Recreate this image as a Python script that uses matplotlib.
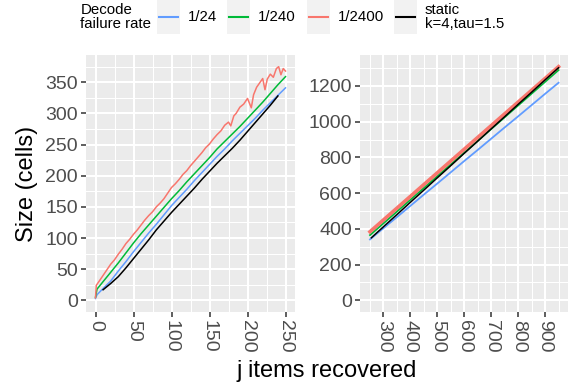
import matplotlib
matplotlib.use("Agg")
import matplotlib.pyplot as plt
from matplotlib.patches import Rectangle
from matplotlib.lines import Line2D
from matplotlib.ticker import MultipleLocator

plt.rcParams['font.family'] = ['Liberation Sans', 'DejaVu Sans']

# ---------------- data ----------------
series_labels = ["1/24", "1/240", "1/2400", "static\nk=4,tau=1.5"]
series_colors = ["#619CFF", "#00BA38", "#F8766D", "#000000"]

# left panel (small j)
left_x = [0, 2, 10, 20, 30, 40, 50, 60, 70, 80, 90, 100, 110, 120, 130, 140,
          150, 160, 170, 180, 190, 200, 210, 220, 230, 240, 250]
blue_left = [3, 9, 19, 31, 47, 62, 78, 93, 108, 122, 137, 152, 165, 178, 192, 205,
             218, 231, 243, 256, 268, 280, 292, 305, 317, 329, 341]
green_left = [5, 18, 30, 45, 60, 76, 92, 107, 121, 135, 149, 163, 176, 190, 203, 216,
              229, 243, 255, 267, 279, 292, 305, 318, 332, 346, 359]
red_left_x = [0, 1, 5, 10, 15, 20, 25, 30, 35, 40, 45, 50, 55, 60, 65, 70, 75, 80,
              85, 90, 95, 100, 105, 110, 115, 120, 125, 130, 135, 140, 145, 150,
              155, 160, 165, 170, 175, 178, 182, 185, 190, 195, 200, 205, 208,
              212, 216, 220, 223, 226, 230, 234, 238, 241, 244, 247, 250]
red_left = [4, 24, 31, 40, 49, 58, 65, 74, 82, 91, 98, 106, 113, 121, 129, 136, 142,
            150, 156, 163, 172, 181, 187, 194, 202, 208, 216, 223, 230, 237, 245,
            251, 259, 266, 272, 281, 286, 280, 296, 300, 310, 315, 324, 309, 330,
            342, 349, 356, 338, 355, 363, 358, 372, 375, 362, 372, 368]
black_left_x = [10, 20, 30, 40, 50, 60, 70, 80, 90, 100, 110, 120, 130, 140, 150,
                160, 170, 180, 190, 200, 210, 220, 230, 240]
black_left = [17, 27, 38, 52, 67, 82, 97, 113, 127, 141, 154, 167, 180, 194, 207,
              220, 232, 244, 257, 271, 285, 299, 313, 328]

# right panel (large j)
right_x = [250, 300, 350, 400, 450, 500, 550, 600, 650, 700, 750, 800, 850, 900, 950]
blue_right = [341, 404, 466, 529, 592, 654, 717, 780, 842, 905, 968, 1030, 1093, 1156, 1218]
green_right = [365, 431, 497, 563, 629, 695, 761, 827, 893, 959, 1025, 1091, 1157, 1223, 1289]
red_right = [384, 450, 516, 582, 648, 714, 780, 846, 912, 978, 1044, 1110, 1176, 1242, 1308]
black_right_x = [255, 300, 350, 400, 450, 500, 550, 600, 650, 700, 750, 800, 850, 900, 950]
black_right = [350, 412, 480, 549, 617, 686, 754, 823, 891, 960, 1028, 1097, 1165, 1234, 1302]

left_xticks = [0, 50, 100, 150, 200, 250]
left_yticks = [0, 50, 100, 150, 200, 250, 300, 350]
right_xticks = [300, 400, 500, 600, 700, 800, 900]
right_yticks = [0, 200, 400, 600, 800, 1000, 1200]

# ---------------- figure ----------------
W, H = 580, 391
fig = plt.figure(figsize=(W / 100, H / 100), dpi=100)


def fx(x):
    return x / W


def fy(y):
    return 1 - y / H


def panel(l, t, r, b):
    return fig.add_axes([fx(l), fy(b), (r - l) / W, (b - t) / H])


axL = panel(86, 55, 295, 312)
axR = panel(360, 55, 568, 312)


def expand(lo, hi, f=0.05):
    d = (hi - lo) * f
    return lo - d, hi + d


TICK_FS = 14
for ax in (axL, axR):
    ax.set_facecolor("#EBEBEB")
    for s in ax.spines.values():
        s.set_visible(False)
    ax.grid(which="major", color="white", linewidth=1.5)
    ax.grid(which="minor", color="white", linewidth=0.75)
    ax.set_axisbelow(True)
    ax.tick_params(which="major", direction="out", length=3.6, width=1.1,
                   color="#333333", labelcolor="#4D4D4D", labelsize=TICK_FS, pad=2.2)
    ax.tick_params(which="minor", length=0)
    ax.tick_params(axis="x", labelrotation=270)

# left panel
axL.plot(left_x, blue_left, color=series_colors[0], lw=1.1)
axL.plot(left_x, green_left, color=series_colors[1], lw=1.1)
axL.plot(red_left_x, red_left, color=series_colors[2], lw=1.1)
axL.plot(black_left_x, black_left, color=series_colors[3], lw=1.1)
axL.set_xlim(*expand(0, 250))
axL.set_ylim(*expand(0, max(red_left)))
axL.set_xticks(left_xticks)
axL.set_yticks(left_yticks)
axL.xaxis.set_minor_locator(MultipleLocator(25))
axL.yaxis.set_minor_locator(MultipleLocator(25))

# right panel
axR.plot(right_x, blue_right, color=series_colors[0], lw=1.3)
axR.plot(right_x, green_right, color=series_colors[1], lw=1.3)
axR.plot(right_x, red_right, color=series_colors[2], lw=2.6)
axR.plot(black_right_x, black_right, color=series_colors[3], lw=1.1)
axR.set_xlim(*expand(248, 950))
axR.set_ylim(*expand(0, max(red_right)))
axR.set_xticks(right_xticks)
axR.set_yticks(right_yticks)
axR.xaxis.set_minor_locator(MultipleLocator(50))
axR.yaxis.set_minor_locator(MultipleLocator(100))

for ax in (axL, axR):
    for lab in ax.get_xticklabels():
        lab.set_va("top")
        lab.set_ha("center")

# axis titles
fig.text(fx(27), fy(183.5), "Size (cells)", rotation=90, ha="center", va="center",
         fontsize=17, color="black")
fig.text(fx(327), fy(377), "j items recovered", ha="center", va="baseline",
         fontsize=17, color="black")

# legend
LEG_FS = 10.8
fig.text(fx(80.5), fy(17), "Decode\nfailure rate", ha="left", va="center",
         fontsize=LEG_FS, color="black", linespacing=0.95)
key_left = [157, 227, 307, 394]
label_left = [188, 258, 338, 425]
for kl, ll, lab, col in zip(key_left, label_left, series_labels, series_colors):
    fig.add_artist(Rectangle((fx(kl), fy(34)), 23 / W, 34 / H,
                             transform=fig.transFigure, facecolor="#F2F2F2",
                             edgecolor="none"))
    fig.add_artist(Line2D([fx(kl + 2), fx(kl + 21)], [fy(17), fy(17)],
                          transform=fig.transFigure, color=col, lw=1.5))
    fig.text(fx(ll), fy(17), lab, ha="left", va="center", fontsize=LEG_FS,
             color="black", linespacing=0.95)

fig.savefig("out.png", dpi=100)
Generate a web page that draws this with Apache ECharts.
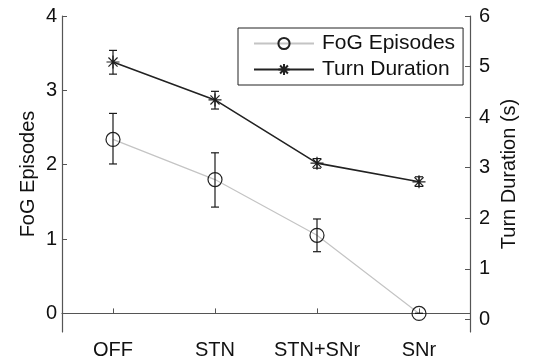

> Directions for this task: Each entry must be retyped word for word, with every image omitted.

> Task response:
Recreate this image as a Python script that uses matplotlib.
import matplotlib
matplotlib.use("Agg")
import matplotlib.pyplot as plt
from matplotlib.patches import Rectangle
from matplotlib.lines import Line2D
from matplotlib.ticker import MultipleLocator

plt.rcParams['font.family'] = ['Liberation Sans', 'DejaVu Sans']

# ---------------- data ----------------
series_labels = ["1/24", "1/240", "1/2400", "static\nk=4,tau=1.5"]
series_colors = ["#619CFF", "#00BA38", "#F8766D", "#000000"]

# left panel (small j)
left_x = [0, 2, 10, 20, 30, 40, 50, 60, 70, 80, 90, 100, 110, 120, 130, 140,
          150, 160, 170, 180, 190, 200, 210, 220, 230, 240, 250]
blue_left = [3, 9, 19, 31, 47, 62, 78, 93, 108, 122, 137, 152, 165, 178, 192, 205,
             218, 231, 243, 256, 268, 280, 292, 305, 317, 329, 341]
green_left = [5, 18, 30, 45, 60, 76, 92, 107, 121, 135, 149, 163, 176, 190, 203, 216,
              229, 243, 255, 267, 279, 292, 305, 318, 332, 346, 359]
red_left_x = [0, 1, 5, 10, 15, 20, 25, 30, 35, 40, 45, 50, 55, 60, 65, 70, 75, 80,
              85, 90, 95, 100, 105, 110, 115, 120, 125, 130, 135, 140, 145, 150,
              155, 160, 165, 170, 175, 178, 182, 185, 190, 195, 200, 205, 208,
              212, 216, 220, 223, 226, 230, 234, 238, 241, 244, 247, 250]
red_left = [4, 24, 31, 40, 49, 58, 65, 74, 82, 91, 98, 106, 113, 121, 129, 136, 142,
            150, 156, 163, 172, 181, 187, 194, 202, 208, 216, 223, 230, 237, 245,
            251, 259, 266, 272, 281, 286, 280, 296, 300, 310, 315, 324, 309, 330,
            342, 349, 356, 338, 355, 363, 358, 372, 375, 362, 372, 368]
black_left_x = [10, 20, 30, 40, 50, 60, 70, 80, 90, 100, 110, 120, 130, 140, 150,
                160, 170, 180, 190, 200, 210, 220, 230, 240]
black_left = [17, 27, 38, 52, 67, 82, 97, 113, 127, 141, 154, 167, 180, 194, 207,
              220, 232, 244, 257, 271, 285, 299, 313, 328]

# right panel (large j)
right_x = [250, 300, 350, 400, 450, 500, 550, 600, 650, 700, 750, 800, 850, 900, 950]
blue_right = [341, 404, 466, 529, 592, 654, 717, 780, 842, 905, 968, 1030, 1093, 1156, 1218]
green_right = [365, 431, 497, 563, 629, 695, 761, 827, 893, 959, 1025, 1091, 1157, 1223, 1289]
red_right = [384, 450, 516, 582, 648, 714, 780, 846, 912, 978, 1044, 1110, 1176, 1242, 1308]
black_right_x = [255, 300, 350, 400, 450, 500, 550, 600, 650, 700, 750, 800, 850, 900, 950]
black_right = [350, 412, 480, 549, 617, 686, 754, 823, 891, 960, 1028, 1097, 1165, 1234, 1302]

left_xticks = [0, 50, 100, 150, 200, 250]
left_yticks = [0, 50, 100, 150, 200, 250, 300, 350]
right_xticks = [300, 400, 500, 600, 700, 800, 900]
right_yticks = [0, 200, 400, 600, 800, 1000, 1200]

# ---------------- figure ----------------
W, H = 580, 391
fig = plt.figure(figsize=(W / 100, H / 100), dpi=100)


def fx(x):
    return x / W


def fy(y):
    return 1 - y / H


def panel(l, t, r, b):
    return fig.add_axes([fx(l), fy(b), (r - l) / W, (b - t) / H])


axL = panel(86, 55, 295, 312)
axR = panel(360, 55, 568, 312)


def expand(lo, hi, f=0.05):
    d = (hi - lo) * f
    return lo - d, hi + d


TICK_FS = 14
for ax in (axL, axR):
    ax.set_facecolor("#EBEBEB")
    for s in ax.spines.values():
        s.set_visible(False)
    ax.grid(which="major", color="white", linewidth=1.5)
    ax.grid(which="minor", color="white", linewidth=0.75)
    ax.set_axisbelow(True)
    ax.tick_params(which="major", direction="out", length=3.6, width=1.1,
                   color="#333333", labelcolor="#4D4D4D", labelsize=TICK_FS, pad=2.2)
    ax.tick_params(which="minor", length=0)
    ax.tick_params(axis="x", labelrotation=270)

# left panel
axL.plot(left_x, blue_left, color=series_colors[0], lw=1.1)
axL.plot(left_x, green_left, color=series_colors[1], lw=1.1)
axL.plot(red_left_x, red_left, color=series_colors[2], lw=1.1)
axL.plot(black_left_x, black_left, color=series_colors[3], lw=1.1)
axL.set_xlim(*expand(0, 250))
axL.set_ylim(*expand(0, max(red_left)))
axL.set_xticks(left_xticks)
axL.set_yticks(left_yticks)
axL.xaxis.set_minor_locator(MultipleLocator(25))
axL.yaxis.set_minor_locator(MultipleLocator(25))

# right panel
axR.plot(right_x, blue_right, color=series_colors[0], lw=1.3)
axR.plot(right_x, green_right, color=series_colors[1], lw=1.3)
axR.plot(right_x, red_right, color=series_colors[2], lw=2.6)
axR.plot(black_right_x, black_right, color=series_colors[3], lw=1.1)
axR.set_xlim(*expand(248, 950))
axR.set_ylim(*expand(0, max(red_right)))
axR.set_xticks(right_xticks)
axR.set_yticks(right_yticks)
axR.xaxis.set_minor_locator(MultipleLocator(50))
axR.yaxis.set_minor_locator(MultipleLocator(100))

for ax in (axL, axR):
    for lab in ax.get_xticklabels():
        lab.set_va("top")
        lab.set_ha("center")

# axis titles
fig.text(fx(27), fy(183.5), "Size (cells)", rotation=90, ha="center", va="center",
         fontsize=17, color="black")
fig.text(fx(327), fy(377), "j items recovered", ha="center", va="baseline",
         fontsize=17, color="black")

# legend
LEG_FS = 10.8
fig.text(fx(80.5), fy(17), "Decode\nfailure rate", ha="left", va="center",
         fontsize=LEG_FS, color="black", linespacing=0.95)
key_left = [157, 227, 307, 394]
label_left = [188, 258, 338, 425]
for kl, ll, lab, col in zip(key_left, label_left, series_labels, series_colors):
    fig.add_artist(Rectangle((fx(kl), fy(34)), 23 / W, 34 / H,
                             transform=fig.transFigure, facecolor="#F2F2F2",
                             edgecolor="none"))
    fig.add_artist(Line2D([fx(kl + 2), fx(kl + 21)], [fy(17), fy(17)],
                          transform=fig.transFigure, color=col, lw=1.5))
    fig.text(fx(ll), fy(17), lab, ha="left", va="center", fontsize=LEG_FS,
             color="black", linespacing=0.95)

fig.savefig("out.png", dpi=100)
Generate a web page that draws this with Apache ECharts.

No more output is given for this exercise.